Do managers matter?
That’s what I wondered when I read that Mohamed El-Erian, CEO and co-CIO of the Pacific Investment Management Company—PIMCO—is resigning. PIMCO is the largest bond manager in the world, and one of the most successful asset managers of all time, with almost $2 trillion in assets. Their flagship total return bond mutual fund has over $200 billion.
Some have linked El-Erian’s resignation to the $40 billion in outflows from the bond fund last year, or the difficulty that PIMCO has had in diversifying its business model by providing equity-oriented funds.
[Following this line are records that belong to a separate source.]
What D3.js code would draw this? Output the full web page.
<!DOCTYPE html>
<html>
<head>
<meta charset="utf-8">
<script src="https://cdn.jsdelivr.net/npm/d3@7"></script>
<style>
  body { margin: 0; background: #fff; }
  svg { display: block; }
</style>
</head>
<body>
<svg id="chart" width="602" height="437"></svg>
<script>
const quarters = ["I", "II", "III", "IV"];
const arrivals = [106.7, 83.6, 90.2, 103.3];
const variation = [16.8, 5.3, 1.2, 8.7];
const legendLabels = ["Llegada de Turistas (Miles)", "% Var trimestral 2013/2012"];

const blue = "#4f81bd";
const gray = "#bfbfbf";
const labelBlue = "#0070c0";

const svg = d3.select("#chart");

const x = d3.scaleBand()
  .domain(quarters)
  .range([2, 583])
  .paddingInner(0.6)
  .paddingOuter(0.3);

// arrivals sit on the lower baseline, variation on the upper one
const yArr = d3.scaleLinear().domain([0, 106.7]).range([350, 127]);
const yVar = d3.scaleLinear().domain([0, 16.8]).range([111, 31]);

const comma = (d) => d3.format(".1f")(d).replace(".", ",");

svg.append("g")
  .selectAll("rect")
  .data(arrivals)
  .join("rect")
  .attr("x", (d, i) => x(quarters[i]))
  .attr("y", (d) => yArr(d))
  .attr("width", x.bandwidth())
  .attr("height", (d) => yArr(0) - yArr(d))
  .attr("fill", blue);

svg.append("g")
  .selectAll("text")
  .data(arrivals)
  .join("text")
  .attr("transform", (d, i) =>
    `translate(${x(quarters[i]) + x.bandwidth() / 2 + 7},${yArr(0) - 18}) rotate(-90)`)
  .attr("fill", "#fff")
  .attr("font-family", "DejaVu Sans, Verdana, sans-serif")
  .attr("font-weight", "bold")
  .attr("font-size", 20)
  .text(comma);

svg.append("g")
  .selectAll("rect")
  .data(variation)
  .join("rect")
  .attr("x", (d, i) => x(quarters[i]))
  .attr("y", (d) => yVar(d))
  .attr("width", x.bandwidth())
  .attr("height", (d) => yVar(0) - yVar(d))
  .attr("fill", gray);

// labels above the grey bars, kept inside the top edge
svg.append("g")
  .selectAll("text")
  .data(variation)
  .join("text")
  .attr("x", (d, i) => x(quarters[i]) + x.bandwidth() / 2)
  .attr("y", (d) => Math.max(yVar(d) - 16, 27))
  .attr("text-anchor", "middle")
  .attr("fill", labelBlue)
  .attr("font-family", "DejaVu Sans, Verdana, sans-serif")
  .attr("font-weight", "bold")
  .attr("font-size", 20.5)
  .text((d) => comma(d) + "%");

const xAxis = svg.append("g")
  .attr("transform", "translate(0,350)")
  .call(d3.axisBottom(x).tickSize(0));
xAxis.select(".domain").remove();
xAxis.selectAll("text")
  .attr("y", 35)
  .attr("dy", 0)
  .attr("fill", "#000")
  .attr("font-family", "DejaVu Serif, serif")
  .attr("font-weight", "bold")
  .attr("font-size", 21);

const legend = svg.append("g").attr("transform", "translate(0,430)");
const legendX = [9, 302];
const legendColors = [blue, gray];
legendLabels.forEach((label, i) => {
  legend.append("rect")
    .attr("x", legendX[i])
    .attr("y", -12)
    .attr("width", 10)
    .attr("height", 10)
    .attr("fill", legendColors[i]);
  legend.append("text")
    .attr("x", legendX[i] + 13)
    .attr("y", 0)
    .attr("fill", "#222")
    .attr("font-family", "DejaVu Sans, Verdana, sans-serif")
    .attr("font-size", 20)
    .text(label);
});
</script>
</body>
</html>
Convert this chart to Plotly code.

But that’s just silly. A massively successful manager doesn’t get the boot just because he had a bad year, or a difficult initiative. Under El-Erian, the firm more than tripled its size.
El-Erian has taken time off before. He left PIMCO in 2005 to run Harvard University’s endowment, then returned in 2007. Harvard needed a high-profile manager after compensation disputes gutted its endowment management team. It’s far more likely that Mohamed has another public-service initiative in mind. He’s the son of an Egyptian diplomat who’s fluent in English, French and Arabic. Egypt could certainly use his expertise, and he’s indicated before that he’d like to serve that country in some way.
In any case, PIMCO is unlikely to suffer greatly because of his departure. Founder and co-CIO Bill Gross is still around, with his “batteries 110% charged and ready to go another 40 years” as he tweeted yesterday, and the company has a deep bench of manager talent.
But one thing’s certain: El-Erian’s star isn’t fading.